**Goal:**
Pictures are not part of the copy. Give again exactly the lines from the one with "Convert this chart to Apache ECharts code." to the one with "var barW = 0.08;", inclusive.

(Rows from a dataset of charts and code)

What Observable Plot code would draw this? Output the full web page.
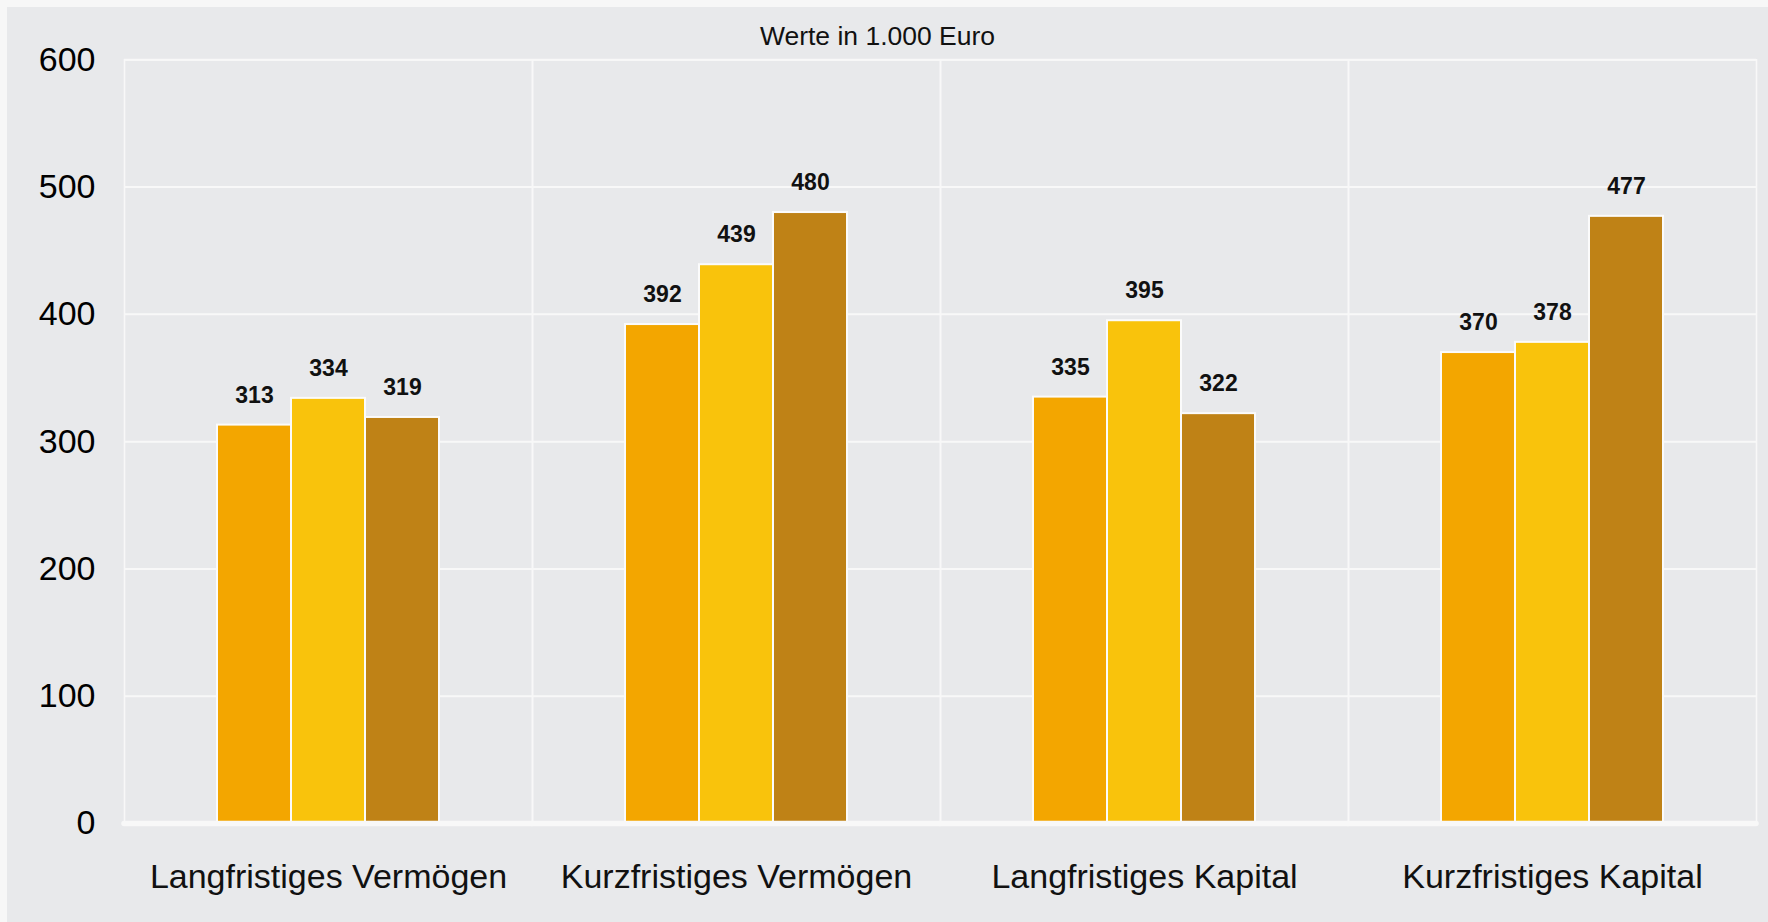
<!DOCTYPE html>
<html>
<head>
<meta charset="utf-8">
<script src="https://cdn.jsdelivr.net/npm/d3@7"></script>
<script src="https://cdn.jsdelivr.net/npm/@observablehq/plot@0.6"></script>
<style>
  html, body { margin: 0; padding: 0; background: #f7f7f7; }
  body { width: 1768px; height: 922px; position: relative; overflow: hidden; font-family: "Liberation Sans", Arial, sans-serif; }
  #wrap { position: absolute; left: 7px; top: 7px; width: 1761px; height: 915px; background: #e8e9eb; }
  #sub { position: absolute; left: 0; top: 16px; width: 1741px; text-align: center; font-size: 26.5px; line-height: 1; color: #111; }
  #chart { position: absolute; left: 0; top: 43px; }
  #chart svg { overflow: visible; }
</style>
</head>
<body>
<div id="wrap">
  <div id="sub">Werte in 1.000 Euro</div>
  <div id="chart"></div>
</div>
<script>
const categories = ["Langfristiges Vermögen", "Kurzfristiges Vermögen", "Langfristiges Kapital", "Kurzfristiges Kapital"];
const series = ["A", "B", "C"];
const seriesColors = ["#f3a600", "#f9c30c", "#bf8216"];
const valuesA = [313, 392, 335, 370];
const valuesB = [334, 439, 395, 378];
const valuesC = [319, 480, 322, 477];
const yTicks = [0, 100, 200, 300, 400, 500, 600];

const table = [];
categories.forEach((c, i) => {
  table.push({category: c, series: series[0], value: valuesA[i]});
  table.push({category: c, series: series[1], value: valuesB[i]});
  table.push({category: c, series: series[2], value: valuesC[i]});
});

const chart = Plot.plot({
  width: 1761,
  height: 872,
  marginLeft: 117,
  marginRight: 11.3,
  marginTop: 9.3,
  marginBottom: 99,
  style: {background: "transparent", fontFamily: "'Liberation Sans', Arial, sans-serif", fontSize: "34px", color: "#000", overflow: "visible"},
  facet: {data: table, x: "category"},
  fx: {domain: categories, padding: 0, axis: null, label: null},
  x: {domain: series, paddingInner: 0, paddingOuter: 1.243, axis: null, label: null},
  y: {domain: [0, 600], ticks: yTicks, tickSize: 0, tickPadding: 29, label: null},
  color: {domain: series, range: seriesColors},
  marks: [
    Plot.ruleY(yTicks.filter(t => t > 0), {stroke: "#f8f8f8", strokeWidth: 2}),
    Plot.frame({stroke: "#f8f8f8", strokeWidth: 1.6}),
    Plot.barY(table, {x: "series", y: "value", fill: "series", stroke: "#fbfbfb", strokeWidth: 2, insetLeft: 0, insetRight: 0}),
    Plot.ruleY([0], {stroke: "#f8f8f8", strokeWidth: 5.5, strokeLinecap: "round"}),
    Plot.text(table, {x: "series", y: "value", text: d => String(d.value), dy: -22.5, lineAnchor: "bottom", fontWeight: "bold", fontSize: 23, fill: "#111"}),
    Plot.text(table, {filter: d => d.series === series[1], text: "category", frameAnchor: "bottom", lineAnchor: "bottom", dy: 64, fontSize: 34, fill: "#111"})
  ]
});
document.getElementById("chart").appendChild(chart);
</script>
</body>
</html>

* * *

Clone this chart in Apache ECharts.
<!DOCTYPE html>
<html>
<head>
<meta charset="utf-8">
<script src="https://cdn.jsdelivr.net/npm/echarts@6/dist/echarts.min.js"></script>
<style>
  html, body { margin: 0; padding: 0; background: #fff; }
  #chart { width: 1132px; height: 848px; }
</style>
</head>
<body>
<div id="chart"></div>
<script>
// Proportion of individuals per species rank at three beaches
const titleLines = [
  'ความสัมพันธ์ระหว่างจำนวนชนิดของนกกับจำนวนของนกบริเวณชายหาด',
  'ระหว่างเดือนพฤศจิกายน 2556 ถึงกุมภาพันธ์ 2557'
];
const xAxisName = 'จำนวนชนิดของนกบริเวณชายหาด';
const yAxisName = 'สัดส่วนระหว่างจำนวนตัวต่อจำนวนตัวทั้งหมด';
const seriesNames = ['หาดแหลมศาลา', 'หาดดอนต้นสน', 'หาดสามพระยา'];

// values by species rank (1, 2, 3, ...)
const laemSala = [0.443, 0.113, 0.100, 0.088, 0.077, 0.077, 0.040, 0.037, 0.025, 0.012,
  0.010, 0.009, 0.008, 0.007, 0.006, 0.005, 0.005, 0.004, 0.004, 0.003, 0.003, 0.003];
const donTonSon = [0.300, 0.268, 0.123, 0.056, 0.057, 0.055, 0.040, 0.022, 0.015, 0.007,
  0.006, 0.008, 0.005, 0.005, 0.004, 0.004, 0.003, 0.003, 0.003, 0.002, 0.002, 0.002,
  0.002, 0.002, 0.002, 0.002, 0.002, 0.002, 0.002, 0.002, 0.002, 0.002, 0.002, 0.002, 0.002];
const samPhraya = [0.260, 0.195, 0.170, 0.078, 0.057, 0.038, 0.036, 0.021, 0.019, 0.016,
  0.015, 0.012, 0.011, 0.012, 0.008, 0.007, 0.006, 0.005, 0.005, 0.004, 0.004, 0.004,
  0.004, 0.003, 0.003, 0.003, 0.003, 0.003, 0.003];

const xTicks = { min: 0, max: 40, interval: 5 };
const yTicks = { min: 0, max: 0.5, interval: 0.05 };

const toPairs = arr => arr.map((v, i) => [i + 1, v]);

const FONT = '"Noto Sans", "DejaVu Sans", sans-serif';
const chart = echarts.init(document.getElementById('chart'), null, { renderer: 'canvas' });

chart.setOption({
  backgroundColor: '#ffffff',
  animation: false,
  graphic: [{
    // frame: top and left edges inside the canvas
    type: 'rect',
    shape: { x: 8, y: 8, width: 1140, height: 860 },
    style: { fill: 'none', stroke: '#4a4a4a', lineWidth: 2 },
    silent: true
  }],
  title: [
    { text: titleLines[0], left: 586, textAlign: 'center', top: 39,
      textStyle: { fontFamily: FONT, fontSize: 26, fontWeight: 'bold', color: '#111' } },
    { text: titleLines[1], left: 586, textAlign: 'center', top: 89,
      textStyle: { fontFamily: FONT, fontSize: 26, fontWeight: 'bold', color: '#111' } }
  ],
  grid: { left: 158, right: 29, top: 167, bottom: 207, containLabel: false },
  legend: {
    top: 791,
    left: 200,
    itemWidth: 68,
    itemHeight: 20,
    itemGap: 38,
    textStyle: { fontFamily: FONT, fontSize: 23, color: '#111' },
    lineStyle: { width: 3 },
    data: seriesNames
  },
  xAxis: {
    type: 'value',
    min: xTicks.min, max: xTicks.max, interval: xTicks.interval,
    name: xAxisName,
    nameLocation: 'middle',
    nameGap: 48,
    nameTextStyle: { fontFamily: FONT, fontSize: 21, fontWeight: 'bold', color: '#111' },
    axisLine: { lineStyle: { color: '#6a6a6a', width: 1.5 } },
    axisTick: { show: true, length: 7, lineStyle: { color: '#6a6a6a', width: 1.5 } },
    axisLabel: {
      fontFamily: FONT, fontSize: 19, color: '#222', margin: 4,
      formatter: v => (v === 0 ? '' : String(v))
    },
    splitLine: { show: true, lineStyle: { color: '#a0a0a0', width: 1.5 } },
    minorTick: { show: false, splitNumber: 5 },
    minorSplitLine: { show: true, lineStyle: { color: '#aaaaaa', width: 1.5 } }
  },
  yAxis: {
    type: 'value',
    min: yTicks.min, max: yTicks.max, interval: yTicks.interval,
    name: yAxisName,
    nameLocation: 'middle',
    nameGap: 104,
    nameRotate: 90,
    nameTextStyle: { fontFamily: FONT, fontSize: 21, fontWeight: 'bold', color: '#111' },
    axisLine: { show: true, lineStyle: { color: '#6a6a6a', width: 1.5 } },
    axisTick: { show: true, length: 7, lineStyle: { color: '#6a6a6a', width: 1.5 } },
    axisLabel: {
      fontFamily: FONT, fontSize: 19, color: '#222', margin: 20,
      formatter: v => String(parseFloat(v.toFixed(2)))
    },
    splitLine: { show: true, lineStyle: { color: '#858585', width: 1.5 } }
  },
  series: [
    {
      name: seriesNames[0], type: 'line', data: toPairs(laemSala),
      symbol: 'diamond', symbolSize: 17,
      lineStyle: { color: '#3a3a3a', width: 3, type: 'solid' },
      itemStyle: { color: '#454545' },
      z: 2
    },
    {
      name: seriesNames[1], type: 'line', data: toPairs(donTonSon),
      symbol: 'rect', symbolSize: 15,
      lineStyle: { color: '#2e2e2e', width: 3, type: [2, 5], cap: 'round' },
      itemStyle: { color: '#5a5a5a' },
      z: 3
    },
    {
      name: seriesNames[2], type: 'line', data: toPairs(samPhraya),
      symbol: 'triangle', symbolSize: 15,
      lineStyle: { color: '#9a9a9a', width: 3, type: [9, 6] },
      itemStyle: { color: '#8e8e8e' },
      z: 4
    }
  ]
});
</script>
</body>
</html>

---

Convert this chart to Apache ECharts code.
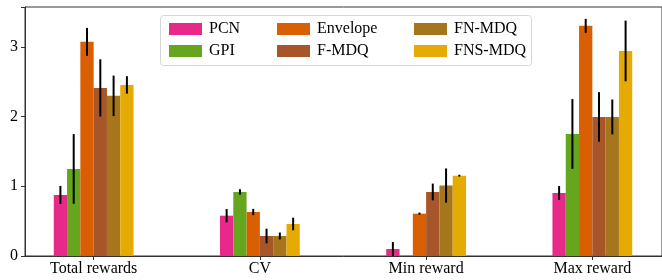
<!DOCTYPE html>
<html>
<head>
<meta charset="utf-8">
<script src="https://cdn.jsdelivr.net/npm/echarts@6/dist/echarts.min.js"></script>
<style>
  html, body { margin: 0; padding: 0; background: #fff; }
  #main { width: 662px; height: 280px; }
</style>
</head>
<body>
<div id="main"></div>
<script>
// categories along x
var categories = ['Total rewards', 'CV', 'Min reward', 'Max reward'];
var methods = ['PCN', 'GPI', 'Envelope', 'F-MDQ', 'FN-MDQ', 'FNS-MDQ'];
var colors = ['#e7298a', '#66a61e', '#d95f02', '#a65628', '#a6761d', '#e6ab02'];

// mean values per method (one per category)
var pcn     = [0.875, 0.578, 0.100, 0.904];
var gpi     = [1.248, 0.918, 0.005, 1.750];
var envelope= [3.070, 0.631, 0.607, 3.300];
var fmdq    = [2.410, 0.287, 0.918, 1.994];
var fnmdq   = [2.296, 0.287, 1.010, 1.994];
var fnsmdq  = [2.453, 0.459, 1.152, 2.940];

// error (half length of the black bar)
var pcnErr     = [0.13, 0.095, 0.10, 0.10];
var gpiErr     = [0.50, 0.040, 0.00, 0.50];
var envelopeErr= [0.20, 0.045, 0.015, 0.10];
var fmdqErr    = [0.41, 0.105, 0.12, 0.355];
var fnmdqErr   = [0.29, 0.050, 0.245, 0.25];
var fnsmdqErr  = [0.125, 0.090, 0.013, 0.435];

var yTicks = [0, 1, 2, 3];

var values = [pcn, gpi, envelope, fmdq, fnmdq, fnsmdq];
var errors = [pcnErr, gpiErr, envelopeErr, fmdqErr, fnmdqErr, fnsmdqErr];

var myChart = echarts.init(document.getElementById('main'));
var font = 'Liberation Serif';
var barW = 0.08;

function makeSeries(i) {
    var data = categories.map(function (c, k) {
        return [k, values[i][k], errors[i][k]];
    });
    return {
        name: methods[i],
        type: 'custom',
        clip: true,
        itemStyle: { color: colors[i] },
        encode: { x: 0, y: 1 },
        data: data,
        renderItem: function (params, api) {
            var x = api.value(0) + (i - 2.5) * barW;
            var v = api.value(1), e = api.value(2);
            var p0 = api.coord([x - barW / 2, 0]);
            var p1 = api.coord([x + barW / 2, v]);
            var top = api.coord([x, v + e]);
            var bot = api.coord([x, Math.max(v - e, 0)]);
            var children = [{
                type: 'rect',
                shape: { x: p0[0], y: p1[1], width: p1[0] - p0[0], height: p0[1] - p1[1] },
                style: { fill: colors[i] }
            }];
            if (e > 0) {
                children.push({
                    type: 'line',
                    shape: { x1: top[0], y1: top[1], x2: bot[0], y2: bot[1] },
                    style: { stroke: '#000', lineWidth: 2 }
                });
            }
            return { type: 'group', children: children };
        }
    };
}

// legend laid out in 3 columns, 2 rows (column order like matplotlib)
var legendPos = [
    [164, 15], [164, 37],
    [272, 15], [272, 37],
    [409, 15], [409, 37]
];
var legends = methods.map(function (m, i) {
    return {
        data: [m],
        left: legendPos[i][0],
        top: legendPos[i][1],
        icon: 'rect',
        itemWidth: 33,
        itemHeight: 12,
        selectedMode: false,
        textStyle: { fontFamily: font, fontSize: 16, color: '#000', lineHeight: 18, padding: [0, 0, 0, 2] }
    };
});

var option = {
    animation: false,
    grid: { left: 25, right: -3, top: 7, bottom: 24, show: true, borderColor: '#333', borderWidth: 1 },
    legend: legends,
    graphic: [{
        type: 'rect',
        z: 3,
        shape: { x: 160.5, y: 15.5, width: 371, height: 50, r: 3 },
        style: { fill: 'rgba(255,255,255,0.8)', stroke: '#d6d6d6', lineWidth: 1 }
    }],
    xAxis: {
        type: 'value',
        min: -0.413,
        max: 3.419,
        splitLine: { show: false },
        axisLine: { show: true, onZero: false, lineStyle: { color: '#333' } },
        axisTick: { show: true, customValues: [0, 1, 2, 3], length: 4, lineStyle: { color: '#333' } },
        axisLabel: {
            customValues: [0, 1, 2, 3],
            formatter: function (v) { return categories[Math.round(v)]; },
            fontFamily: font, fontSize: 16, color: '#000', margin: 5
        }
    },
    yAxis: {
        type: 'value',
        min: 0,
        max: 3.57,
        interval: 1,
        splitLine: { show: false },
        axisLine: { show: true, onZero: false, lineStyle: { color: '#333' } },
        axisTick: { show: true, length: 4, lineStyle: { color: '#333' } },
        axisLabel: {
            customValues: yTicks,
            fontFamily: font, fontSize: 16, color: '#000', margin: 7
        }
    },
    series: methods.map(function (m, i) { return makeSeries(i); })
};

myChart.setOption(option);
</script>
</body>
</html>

**Solution for this problem:**
Convert this chart to Apache ECharts code.
<!DOCTYPE html>
<html>
<head>
<meta charset="utf-8">
<script src="https://cdn.jsdelivr.net/npm/echarts@6/dist/echarts.min.js"></script>
<style>
  html, body { margin: 0; padding: 0; background: #fff; }
  #main { width: 662px; height: 280px; }
</style>
</head>
<body>
<div id="main"></div>
<script>
// categories along x
var categories = ['Total rewards', 'CV', 'Min reward', 'Max reward'];
var methods = ['PCN', 'GPI', 'Envelope', 'F-MDQ', 'FN-MDQ', 'FNS-MDQ'];
var colors = ['#e7298a', '#66a61e', '#d95f02', '#a65628', '#a6761d', '#e6ab02'];

// mean values per method (one per category)
var pcn     = [0.875, 0.578, 0.100, 0.904];
var gpi     = [1.248, 0.918, 0.005, 1.750];
var envelope= [3.070, 0.631, 0.607, 3.300];
var fmdq    = [2.410, 0.287, 0.918, 1.994];
var fnmdq   = [2.296, 0.287, 1.010, 1.994];
var fnsmdq  = [2.453, 0.459, 1.152, 2.940];

// error (half length of the black bar)
var pcnErr     = [0.13, 0.095, 0.10, 0.10];
var gpiErr     = [0.50, 0.040, 0.00, 0.50];
var envelopeErr= [0.20, 0.045, 0.015, 0.10];
var fmdqErr    = [0.41, 0.105, 0.12, 0.355];
var fnmdqErr   = [0.29, 0.050, 0.245, 0.25];
var fnsmdqErr  = [0.125, 0.090, 0.013, 0.435];

var yTicks = [0, 1, 2, 3];

var values = [pcn, gpi, envelope, fmdq, fnmdq, fnsmdq];
var errors = [pcnErr, gpiErr, envelopeErr, fmdqErr, fnmdqErr, fnsmdqErr];

var myChart = echarts.init(document.getElementById('main'));
var font = 'Liberation Serif';
var barW = 0.08;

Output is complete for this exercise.